● Required work: Filter this material down to the lines that hold "React", copying each one.

####################

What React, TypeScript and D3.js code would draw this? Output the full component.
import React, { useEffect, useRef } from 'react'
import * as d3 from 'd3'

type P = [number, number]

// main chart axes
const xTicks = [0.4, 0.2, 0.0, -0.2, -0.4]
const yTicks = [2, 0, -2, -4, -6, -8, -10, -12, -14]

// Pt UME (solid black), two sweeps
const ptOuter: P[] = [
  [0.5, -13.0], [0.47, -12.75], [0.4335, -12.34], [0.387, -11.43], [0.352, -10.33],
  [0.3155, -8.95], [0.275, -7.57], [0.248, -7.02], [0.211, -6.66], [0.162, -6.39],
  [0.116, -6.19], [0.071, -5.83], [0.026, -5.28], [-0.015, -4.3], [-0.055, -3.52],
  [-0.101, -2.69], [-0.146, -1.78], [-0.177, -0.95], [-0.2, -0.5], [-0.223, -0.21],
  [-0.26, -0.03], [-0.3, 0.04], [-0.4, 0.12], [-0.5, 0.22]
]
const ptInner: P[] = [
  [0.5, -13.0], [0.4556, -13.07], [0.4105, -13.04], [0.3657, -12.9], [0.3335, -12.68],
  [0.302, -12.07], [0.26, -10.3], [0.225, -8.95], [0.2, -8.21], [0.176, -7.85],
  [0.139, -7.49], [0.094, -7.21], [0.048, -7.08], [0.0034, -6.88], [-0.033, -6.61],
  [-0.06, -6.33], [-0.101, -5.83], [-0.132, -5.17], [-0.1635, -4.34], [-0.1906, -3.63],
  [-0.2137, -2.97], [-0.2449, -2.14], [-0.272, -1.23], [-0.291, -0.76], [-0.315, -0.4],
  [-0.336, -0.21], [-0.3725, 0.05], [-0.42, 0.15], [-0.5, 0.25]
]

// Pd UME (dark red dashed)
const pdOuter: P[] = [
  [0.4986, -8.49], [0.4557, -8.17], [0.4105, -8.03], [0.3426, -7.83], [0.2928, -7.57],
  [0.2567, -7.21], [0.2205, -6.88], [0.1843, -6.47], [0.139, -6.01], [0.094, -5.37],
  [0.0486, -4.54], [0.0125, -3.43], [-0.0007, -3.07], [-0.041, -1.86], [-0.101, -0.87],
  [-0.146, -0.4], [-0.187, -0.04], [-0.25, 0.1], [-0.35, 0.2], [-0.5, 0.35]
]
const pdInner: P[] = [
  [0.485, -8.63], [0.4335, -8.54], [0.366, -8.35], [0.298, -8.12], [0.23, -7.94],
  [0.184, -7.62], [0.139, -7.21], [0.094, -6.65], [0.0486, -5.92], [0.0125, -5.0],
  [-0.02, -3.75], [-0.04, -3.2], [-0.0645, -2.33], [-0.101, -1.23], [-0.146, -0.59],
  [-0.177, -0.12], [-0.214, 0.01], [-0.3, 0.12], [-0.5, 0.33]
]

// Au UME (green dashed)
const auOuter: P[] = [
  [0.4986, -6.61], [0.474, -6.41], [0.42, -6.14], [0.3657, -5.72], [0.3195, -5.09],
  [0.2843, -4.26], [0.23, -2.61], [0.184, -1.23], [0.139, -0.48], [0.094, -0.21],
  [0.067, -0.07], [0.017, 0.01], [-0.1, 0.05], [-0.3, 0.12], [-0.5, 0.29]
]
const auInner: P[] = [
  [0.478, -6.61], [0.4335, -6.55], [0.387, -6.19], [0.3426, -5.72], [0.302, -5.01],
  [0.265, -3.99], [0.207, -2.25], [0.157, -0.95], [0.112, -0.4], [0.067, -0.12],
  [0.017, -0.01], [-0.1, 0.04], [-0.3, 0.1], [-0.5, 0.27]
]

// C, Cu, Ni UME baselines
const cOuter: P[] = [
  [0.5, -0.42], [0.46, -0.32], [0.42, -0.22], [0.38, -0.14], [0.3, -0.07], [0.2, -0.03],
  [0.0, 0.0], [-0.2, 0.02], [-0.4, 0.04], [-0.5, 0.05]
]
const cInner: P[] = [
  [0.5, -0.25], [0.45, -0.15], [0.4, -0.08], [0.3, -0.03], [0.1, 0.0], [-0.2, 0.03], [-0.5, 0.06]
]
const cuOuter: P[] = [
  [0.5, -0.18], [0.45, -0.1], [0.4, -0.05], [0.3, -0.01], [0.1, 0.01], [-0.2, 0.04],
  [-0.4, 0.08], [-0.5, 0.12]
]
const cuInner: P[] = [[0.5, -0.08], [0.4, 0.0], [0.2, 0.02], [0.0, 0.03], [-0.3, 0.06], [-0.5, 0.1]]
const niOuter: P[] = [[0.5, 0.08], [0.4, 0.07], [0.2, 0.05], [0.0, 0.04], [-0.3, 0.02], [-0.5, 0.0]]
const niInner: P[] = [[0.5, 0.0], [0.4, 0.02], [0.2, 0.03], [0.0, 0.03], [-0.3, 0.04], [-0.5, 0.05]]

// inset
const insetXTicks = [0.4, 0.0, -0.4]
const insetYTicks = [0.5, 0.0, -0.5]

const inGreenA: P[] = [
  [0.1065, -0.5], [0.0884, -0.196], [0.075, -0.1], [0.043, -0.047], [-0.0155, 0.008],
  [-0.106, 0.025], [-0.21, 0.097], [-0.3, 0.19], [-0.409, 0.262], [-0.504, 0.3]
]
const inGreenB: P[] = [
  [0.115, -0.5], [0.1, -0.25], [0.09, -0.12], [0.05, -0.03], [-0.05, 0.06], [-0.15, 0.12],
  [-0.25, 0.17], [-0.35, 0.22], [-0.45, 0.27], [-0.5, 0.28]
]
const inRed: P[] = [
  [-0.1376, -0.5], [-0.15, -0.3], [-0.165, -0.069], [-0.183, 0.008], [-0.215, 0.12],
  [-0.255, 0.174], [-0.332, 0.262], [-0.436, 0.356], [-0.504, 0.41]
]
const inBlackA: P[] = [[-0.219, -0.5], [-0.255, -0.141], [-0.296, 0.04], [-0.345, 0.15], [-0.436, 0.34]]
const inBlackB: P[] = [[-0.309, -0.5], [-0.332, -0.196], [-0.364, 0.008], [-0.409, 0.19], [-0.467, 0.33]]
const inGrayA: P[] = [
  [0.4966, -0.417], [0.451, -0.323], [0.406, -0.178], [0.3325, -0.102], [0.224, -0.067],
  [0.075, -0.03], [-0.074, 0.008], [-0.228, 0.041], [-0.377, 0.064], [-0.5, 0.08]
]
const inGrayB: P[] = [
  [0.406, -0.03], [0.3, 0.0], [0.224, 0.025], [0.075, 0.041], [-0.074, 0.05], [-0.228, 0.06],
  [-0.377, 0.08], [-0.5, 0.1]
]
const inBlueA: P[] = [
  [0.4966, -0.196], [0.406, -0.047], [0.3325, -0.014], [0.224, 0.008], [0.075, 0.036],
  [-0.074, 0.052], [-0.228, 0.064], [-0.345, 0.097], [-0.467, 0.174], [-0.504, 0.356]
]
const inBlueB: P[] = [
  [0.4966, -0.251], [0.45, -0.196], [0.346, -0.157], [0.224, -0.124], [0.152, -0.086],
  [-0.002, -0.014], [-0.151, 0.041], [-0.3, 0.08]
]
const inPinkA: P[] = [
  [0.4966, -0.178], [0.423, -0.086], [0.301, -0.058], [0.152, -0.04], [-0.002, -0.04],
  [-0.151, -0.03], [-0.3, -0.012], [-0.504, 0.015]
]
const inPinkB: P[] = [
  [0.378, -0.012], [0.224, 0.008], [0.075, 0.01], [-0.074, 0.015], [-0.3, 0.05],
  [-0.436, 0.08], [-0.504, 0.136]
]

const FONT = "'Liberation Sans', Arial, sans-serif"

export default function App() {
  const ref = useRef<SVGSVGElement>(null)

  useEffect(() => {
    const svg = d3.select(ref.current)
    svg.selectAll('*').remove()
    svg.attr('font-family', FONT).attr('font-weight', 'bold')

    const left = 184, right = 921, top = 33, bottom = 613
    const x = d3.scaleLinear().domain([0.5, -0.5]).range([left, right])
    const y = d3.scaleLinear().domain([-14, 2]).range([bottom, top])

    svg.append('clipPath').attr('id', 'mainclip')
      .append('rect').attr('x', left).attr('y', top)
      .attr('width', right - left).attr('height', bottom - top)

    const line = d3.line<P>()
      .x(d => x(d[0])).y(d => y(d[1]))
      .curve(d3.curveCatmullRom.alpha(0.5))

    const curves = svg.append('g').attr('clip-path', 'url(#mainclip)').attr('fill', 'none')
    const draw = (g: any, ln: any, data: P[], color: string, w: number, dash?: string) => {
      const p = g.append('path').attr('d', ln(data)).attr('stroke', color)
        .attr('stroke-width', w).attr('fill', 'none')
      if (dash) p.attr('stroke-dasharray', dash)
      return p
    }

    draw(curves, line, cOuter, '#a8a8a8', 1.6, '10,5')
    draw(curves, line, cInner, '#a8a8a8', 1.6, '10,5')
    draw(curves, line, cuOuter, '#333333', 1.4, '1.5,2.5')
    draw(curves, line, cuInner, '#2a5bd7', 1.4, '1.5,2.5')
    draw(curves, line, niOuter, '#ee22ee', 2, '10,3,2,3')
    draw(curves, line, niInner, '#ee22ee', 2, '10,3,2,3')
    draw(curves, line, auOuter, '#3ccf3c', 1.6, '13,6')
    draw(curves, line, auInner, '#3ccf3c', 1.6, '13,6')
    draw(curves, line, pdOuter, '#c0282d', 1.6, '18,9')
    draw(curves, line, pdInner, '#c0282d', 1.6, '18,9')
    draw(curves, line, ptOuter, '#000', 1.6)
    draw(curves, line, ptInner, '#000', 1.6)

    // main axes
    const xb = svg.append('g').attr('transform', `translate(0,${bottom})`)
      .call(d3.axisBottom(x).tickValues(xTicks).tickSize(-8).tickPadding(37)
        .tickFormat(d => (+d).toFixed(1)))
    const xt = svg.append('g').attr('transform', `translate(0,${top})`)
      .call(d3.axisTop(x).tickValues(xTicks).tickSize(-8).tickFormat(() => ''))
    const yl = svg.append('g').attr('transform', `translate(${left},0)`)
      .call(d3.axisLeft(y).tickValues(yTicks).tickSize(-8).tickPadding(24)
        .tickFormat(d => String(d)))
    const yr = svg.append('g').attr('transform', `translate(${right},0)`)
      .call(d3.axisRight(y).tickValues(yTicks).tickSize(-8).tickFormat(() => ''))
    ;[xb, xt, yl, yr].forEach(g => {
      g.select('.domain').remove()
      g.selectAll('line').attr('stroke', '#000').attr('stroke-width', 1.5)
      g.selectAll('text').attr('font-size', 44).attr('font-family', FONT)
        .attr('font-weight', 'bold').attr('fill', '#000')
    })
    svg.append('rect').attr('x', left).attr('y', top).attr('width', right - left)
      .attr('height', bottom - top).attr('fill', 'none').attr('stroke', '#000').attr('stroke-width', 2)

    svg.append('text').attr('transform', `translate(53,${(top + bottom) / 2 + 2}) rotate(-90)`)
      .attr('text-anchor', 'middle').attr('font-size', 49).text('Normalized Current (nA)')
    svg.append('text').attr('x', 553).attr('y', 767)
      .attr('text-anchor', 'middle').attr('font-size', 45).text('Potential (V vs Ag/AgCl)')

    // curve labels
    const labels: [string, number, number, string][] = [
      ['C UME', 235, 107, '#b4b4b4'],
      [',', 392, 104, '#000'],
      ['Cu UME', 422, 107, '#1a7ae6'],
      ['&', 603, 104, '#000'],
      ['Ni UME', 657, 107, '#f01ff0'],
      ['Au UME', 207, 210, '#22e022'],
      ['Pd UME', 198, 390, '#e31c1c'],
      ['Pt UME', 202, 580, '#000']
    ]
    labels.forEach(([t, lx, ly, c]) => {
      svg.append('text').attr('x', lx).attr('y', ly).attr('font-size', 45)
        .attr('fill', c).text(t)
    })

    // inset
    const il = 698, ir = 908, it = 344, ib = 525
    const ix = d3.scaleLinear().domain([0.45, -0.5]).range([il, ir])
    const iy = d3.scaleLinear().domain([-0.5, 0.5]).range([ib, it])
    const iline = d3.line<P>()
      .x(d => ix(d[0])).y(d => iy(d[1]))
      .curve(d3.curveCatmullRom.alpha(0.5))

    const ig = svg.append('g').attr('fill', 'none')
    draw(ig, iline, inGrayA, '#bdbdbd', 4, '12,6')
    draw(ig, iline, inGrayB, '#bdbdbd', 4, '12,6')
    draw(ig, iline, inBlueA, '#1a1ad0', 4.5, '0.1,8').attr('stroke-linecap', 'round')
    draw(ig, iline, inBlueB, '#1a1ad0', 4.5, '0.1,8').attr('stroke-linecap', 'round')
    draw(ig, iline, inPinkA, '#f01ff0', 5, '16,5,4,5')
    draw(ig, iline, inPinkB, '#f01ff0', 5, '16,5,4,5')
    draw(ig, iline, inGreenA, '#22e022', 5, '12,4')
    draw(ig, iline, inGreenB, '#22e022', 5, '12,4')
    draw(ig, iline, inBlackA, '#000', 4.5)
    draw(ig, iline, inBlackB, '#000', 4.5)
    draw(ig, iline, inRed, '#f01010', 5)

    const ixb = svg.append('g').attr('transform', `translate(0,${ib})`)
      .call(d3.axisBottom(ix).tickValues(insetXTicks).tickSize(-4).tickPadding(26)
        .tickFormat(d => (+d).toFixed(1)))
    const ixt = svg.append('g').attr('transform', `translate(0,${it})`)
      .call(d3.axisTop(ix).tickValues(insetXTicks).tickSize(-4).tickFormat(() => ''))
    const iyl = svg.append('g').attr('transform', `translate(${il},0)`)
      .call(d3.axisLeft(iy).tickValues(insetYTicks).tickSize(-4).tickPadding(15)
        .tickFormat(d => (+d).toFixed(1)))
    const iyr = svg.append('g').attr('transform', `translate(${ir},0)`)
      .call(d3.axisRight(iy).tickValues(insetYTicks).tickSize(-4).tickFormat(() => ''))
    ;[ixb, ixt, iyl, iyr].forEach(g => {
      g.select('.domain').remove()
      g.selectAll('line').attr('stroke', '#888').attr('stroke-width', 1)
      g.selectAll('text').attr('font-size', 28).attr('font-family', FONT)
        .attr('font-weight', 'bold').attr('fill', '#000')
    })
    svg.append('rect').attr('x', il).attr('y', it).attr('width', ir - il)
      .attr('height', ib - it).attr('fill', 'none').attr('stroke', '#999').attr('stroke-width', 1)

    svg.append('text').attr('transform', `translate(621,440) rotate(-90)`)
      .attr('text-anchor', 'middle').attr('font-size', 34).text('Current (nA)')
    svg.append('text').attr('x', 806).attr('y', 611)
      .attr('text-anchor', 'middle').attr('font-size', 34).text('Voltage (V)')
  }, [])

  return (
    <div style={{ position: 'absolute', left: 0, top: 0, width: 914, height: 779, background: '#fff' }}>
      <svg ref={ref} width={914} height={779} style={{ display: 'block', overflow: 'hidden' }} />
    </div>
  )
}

####################

● Exercise response:
What React, TypeScript and D3.js code would draw this? Output the full component.
import React, { useEffect, useRef } from 'react'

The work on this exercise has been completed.